◆ Requirements
Quote all of the data exactly as given. Skip every picture it contains.

**** Data extract ****

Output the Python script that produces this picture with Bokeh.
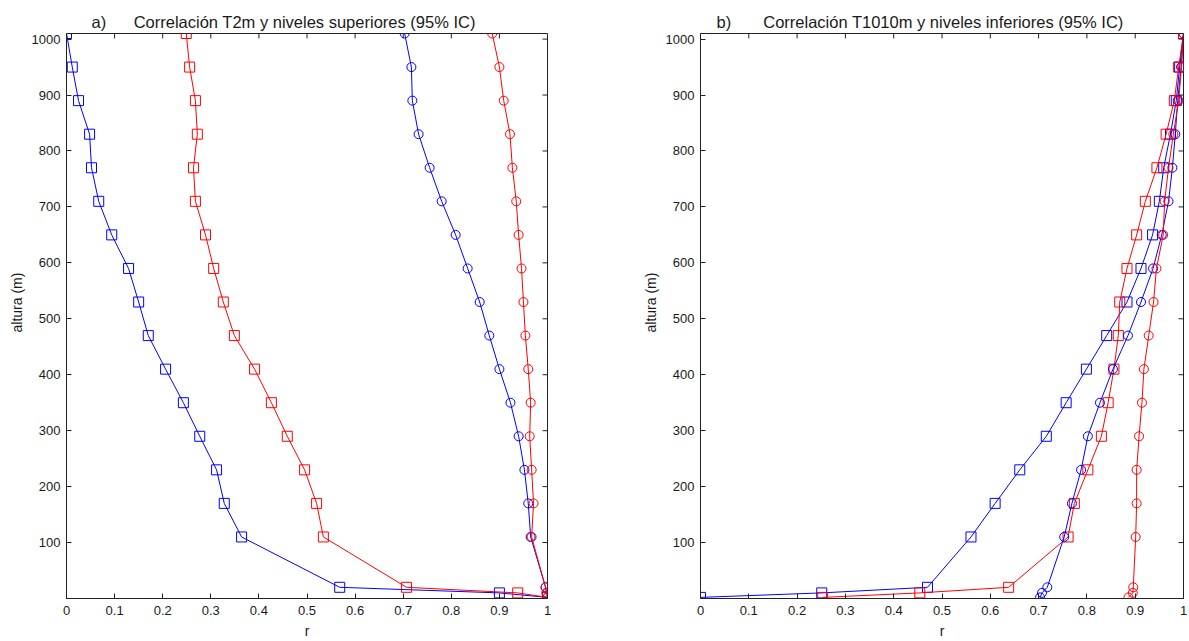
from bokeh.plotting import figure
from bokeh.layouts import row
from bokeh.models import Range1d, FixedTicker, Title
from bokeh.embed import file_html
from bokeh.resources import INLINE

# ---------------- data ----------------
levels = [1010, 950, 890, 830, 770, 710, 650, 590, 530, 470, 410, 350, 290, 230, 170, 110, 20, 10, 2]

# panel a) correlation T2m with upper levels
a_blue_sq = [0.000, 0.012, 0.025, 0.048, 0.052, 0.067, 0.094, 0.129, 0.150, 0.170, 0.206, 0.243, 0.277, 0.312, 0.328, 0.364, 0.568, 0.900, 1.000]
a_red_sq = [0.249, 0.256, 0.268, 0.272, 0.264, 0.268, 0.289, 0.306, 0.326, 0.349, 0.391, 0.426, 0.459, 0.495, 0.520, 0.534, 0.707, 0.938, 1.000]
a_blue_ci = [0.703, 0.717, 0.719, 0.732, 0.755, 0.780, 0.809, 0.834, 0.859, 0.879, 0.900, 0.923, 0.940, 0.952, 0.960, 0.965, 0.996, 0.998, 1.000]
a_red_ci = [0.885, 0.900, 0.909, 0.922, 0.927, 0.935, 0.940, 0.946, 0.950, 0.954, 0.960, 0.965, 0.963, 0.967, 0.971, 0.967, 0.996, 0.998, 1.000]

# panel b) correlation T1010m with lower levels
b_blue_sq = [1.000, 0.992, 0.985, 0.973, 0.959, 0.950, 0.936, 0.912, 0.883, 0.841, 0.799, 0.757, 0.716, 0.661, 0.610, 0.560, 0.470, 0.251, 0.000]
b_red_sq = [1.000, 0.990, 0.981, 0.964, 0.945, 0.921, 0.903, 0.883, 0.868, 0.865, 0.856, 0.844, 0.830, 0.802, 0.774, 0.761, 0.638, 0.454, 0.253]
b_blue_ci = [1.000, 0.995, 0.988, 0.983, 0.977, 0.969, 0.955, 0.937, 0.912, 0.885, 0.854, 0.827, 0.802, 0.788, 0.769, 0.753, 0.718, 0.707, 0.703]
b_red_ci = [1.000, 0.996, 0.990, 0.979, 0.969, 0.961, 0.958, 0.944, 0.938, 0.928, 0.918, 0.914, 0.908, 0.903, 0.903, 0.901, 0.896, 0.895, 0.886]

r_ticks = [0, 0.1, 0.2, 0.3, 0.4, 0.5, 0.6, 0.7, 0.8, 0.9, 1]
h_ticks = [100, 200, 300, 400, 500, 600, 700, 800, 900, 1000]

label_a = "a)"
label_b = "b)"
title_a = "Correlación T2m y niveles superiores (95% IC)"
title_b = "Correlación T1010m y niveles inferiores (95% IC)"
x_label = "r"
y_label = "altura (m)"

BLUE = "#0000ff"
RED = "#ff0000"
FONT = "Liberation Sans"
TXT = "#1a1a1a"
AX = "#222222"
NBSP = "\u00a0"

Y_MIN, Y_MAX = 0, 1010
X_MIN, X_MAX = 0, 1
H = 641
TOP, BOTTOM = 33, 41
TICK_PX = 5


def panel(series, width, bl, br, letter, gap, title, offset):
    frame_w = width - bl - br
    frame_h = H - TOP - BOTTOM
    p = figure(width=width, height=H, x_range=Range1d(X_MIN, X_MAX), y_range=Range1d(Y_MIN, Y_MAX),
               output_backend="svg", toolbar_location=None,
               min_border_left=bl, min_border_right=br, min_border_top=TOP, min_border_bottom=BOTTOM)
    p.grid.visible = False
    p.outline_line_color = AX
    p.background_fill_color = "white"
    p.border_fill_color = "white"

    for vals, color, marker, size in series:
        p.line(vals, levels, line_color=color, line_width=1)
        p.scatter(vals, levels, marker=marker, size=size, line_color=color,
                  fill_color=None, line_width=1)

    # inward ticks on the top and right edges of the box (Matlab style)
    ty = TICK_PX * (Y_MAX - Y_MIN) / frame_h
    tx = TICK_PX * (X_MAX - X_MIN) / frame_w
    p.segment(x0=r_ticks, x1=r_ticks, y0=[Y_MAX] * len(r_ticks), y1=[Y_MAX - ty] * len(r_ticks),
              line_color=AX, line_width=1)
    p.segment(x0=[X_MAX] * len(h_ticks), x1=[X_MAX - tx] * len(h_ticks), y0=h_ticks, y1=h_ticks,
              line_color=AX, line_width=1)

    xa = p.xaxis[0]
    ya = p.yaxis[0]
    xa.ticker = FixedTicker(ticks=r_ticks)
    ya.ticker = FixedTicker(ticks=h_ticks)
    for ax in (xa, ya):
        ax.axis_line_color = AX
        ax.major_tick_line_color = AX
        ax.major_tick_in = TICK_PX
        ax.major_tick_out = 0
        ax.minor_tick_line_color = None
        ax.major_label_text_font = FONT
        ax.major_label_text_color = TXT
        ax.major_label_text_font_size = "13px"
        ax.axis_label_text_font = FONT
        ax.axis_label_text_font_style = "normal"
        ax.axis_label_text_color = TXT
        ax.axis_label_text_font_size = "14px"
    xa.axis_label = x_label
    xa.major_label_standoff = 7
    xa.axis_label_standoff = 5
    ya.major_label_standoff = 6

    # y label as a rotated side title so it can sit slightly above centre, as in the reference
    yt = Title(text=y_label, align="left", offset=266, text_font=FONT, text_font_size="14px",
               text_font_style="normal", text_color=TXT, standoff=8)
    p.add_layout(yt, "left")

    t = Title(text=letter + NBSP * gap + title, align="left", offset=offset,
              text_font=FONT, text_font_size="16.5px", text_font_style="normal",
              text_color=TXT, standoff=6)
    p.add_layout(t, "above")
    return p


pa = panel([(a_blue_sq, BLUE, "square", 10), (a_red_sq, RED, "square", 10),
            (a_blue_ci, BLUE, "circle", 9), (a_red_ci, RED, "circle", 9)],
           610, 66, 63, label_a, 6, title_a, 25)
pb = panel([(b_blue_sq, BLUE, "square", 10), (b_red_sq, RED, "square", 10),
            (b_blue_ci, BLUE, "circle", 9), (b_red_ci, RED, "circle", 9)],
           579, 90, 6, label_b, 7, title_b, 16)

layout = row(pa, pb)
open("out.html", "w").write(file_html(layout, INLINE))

****

◆ Output for this exercise
Output the Python script that produces this picture with Bokeh.
from bokeh.plotting import figure
from bokeh.layouts import row
from bokeh.models import Range1d, FixedTicker, Title
from bokeh.embed import file_html
from bokeh.resources import INLINE

# ---------------- data ----------------
levels = [1010, 950, 890, 830, 770, 710, 650, 590, 530, 470, 410, 350, 290, 230, 170, 110, 20, 10, 2]

# panel a) correlation T2m with upper levels
a_blue_sq = [0.000, 0.012, 0.025, 0.048, 0.052, 0.067, 0.094, 0.129, 0.150, 0.170, 0.206, 0.243, 0.277, 0.312, 0.328, 0.364, 0.568, 0.900, 1.000]
a_red_sq = [0.249, 0.256, 0.268, 0.272, 0.264, 0.268, 0.289, 0.306, 0.326, 0.349, 0.391, 0.426, 0.459, 0.495, 0.520, 0.534, 0.707, 0.938, 1.000]
a_blue_ci = [0.703, 0.717, 0.719, 0.732, 0.755, 0.780, 0.809, 0.834, 0.859, 0.879, 0.900, 0.923, 0.940, 0.952, 0.960, 0.965, 0.996, 0.998, 1.000]
a_red_ci = [0.885, 0.900, 0.909, 0.922, 0.927, 0.935, 0.940, 0.946, 0.950, 0.954, 0.960, 0.965, 0.963, 0.967, 0.971, 0.967, 0.996, 0.998, 1.000]

# panel b) correlation T1010m with lower levels
b_blue_sq = [1.000, 0.992, 0.985, 0.973, 0.959, 0.950, 0.936, 0.912, 0.883, 0.841, 0.799, 0.757, 0.716, 0.661, 0.610, 0.560, 0.470, 0.251, 0.000]
b_red_sq = [1.000, 0.990, 0.981, 0.964, 0.945, 0.921, 0.903, 0.883, 0.868, 0.865, 0.856, 0.844, 0.830, 0.802, 0.774, 0.761, 0.638, 0.454, 0.253]
b_blue_ci = [1.000, 0.995, 0.988, 0.983, 0.977, 0.969, 0.955, 0.937, 0.912, 0.885, 0.854, 0.827, 0.802, 0.788, 0.769, 0.753, 0.718, 0.707, 0.703]
b_red_ci = [1.000, 0.996, 0.990, 0.979, 0.969, 0.961, 0.958, 0.944, 0.938, 0.928, 0.918, 0.914, 0.908, 0.903, 0.903, 0.901, 0.896, 0.895, 0.886]

r_ticks = [0, 0.1, 0.2, 0.3, 0.4, 0.5, 0.6, 0.7, 0.8, 0.9, 1]
h_ticks = [100, 200, 300, 400, 500, 600, 700, 800, 900, 1000]

label_a = "a)"
label_b = "b)"
title_a = "Correlación T2m y niveles superiores (95% IC)"
title_b = "Correlación T1010m y niveles inferiores (95% IC)"
x_label = "r"
y_label = "altura (m)"

BLUE = "#0000ff"
RED = "#ff0000"
FONT = "Liberation Sans"
TXT = "#1a1a1a"
AX = "#222222"
NBSP = "\u00a0"

Y_MIN, Y_MAX = 0, 1010
X_MIN, X_MAX = 0, 1
H = 641
TOP, BOTTOM = 33, 41
TICK_PX = 5


def panel(series, width, bl, br, letter, gap, title, offset):
    frame_w = width - bl - br
    frame_h = H - TOP - BOTTOM
    p = figure(width=width, height=H, x_range=Range1d(X_MIN, X_MAX), y_range=Range1d(Y_MIN, Y_MAX),
               output_backend="svg", toolbar_location=None,
               min_border_left=bl, min_border_right=br, min_border_top=TOP, min_border_bottom=BOTTOM)
    p.grid.visible = False
    p.outline_line_color = AX
    p.background_fill_color = "white"
    p.border_fill_color = "white"

    for vals, color, marker, size in series:
        p.line(vals, levels, line_color=color, line_width=1)
        p.scatter(vals, levels, marker=marker, size=size, line_color=color,
                  fill_color=None, line_width=1)

    # inward ticks on the top and right edges of the box (Matlab style)
    ty = TICK_PX * (Y_MAX - Y_MIN) / frame_h
    tx = TICK_PX * (X_MAX - X_MIN) / frame_w
    p.segment(x0=r_ticks, x1=r_ticks, y0=[Y_MAX] * len(r_ticks), y1=[Y_MAX - ty] * len(r_ticks),
              line_color=AX, line_width=1)
    p.segment(x0=[X_MAX] * len(h_ticks), x1=[X_MAX - tx] * len(h_ticks), y0=h_ticks, y1=h_ticks,
              line_color=AX, line_width=1)

    xa = p.xaxis[0]
    ya = p.yaxis[0]
    xa.ticker = FixedTicker(ticks=r_ticks)
    ya.ticker = FixedTicker(ticks=h_ticks)
    for ax in (xa, ya):
        ax.axis_line_color = AX
        ax.major_tick_line_color = AX
        ax.major_tick_in = TICK_PX
        ax.major_tick_out = 0
        ax.minor_tick_line_color = None
        ax.major_label_text_font = FONT
        ax.major_label_text_color = TXT
        ax.major_label_text_font_size = "13px"
        ax.axis_label_text_font = FONT
        ax.axis_label_text_font_style = "normal"
        ax.axis_label_text_color = TXT
        ax.axis_label_text_font_size = "14px"
    xa.axis_label = x_label
    xa.major_label_standoff = 7
    xa.axis_label_standoff = 5
    ya.major_label_standoff = 6

    # y label as a rotated side title so it can sit slightly above centre, as in the reference
    yt = Title(text=y_label, align="left", offset=266, text_font=FONT, text_font_size="14px",
               text_font_style="normal", text_color=TXT, standoff=8)
    p.add_layout(yt, "left")

    t = Title(text=letter + NBSP * gap + title, align="left", offset=offset,
              text_font=FONT, text_font_size="16.5px", text_font_style="normal",
              text_color=TXT, standoff=6)
    p.add_layout(t, "above")
    return p


pa = panel([(a_blue_sq, BLUE, "square", 10), (a_red_sq, RED, "square", 10),
            (a_blue_ci, BLUE, "circle", 9), (a_red_ci, RED, "circle", 9)],
           610, 66, 63, label_a, 6, title_a, 25)
pb = panel([(b_blue_sq, BLUE, "square", 10), (b_red_sq, RED, "square", 10),
            (b_blue_ci, BLUE, "circle", 9), (b_red_ci, RED, "circle", 9)],
           579, 90, 6, label_b, 7, title_b, 16)

layout = row(pa, pb)
open("out.html", "w").write(file_html(layout, INLINE))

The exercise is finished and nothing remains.